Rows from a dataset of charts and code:

######

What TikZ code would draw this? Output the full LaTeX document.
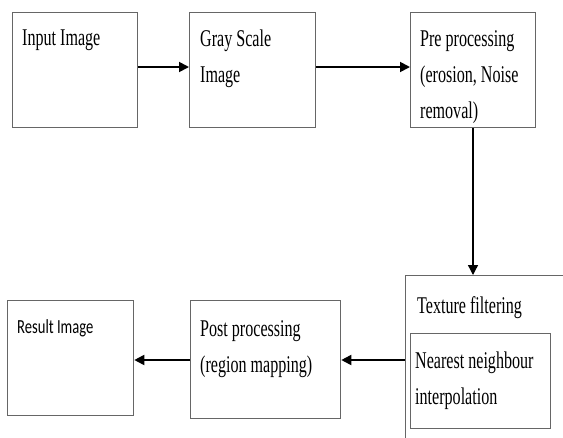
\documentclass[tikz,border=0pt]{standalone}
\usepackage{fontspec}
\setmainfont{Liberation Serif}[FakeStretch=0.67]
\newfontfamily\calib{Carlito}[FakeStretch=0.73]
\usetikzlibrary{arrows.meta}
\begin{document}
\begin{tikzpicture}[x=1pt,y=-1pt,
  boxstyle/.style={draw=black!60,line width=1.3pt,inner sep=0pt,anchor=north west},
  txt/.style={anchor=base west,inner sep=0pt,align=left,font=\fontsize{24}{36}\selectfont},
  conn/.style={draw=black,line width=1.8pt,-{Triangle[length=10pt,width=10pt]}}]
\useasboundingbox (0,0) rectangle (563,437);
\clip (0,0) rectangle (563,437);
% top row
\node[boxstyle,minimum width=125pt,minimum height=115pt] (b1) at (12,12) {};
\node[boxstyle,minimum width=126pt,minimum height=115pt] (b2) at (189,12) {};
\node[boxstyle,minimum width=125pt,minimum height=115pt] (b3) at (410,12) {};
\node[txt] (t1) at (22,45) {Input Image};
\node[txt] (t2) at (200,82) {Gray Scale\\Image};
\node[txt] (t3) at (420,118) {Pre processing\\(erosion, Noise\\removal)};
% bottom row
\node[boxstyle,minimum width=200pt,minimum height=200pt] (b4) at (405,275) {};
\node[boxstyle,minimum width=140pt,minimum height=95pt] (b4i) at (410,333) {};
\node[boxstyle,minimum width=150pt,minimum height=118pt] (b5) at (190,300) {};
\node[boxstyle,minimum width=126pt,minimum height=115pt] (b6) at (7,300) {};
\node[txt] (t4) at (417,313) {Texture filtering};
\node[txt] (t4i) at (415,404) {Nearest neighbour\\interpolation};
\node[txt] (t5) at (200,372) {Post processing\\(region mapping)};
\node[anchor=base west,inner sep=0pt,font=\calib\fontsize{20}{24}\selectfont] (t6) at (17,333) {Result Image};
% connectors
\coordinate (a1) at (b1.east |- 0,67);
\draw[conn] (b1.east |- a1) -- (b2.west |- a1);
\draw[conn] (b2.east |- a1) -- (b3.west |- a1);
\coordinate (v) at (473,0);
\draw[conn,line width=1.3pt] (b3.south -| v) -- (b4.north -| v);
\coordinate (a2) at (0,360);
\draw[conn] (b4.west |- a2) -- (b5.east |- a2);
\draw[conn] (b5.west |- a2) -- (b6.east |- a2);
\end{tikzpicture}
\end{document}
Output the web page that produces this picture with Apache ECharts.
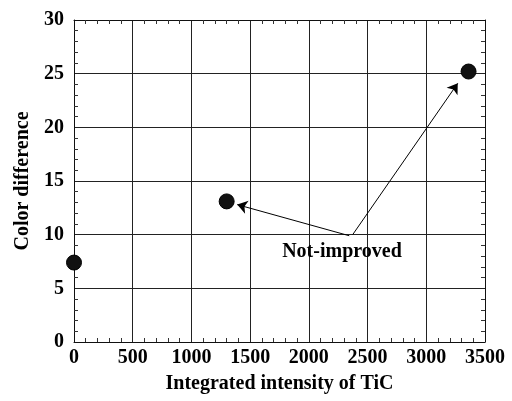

######

TASK DESCRIPTION:
Reproduce each line word for word and drop the pictures.

RESULT OF THE EXERCISE:
What TikZ code would draw this? Output the full LaTeX document.
\documentclass[tikz,border=0pt]{standalone}
\usepackage{fontspec}
\setmainfont{Liberation Serif}[FakeStretch=0.67]
\newfontfamily\calib{Carlito}[FakeStretch=0.73]
\usetikzlibrary{arrows.meta}
\begin{document}
\begin{tikzpicture}[x=1pt,y=-1pt,
  boxstyle/.style={draw=black!60,line width=1.3pt,inner sep=0pt,anchor=north west},
  txt/.style={anchor=base west,inner sep=0pt,align=left,font=\fontsize{24}{36}\selectfont},
  conn/.style={draw=black,line width=1.8pt,-{Triangle[length=10pt,width=10pt]}}]
\useasboundingbox (0,0) rectangle (563,437);
\clip (0,0) rectangle (563,437);
% top row
\node[boxstyle,minimum width=125pt,minimum height=115pt] (b1) at (12,12) {};
\node[boxstyle,minimum width=126pt,minimum height=115pt] (b2) at (189,12) {};
\node[boxstyle,minimum width=125pt,minimum height=115pt] (b3) at (410,12) {};
\node[txt] (t1) at (22,45) {Input Image};
\node[txt] (t2) at (200,82) {Gray Scale\\Image};
\node[txt] (t3) at (420,118) {Pre processing\\(erosion, Noise\\removal)};
% bottom row
\node[boxstyle,minimum width=200pt,minimum height=200pt] (b4) at (405,275) {};
\node[boxstyle,minimum width=140pt,minimum height=95pt] (b4i) at (410,333) {};
\node[boxstyle,minimum width=150pt,minimum height=118pt] (b5) at (190,300) {};
\node[boxstyle,minimum width=126pt,minimum height=115pt] (b6) at (7,300) {};
\node[txt] (t4) at (417,313) {Texture filtering};
\node[txt] (t4i) at (415,404) {Nearest neighbour\\interpolation};
\node[txt] (t5) at (200,372) {Post processing\\(region mapping)};
\node[anchor=base west,inner sep=0pt,font=\calib\fontsize{20}{24}\selectfont] (t6) at (17,333) {Result Image};
% connectors
\coordinate (a1) at (b1.east |- 0,67);
\draw[conn] (b1.east |- a1) -- (b2.west |- a1);
\draw[conn] (b2.east |- a1) -- (b3.west |- a1);
\coordinate (v) at (473,0);
\draw[conn,line width=1.3pt] (b3.south -| v) -- (b4.north -| v);
\coordinate (a2) at (0,360);
\draw[conn] (b4.west |- a2) -- (b5.east |- a2);
\draw[conn] (b5.west |- a2) -- (b6.east |- a2);
\end{tikzpicture}
\end{document}
Output the web page that produces this picture with Apache ECharts.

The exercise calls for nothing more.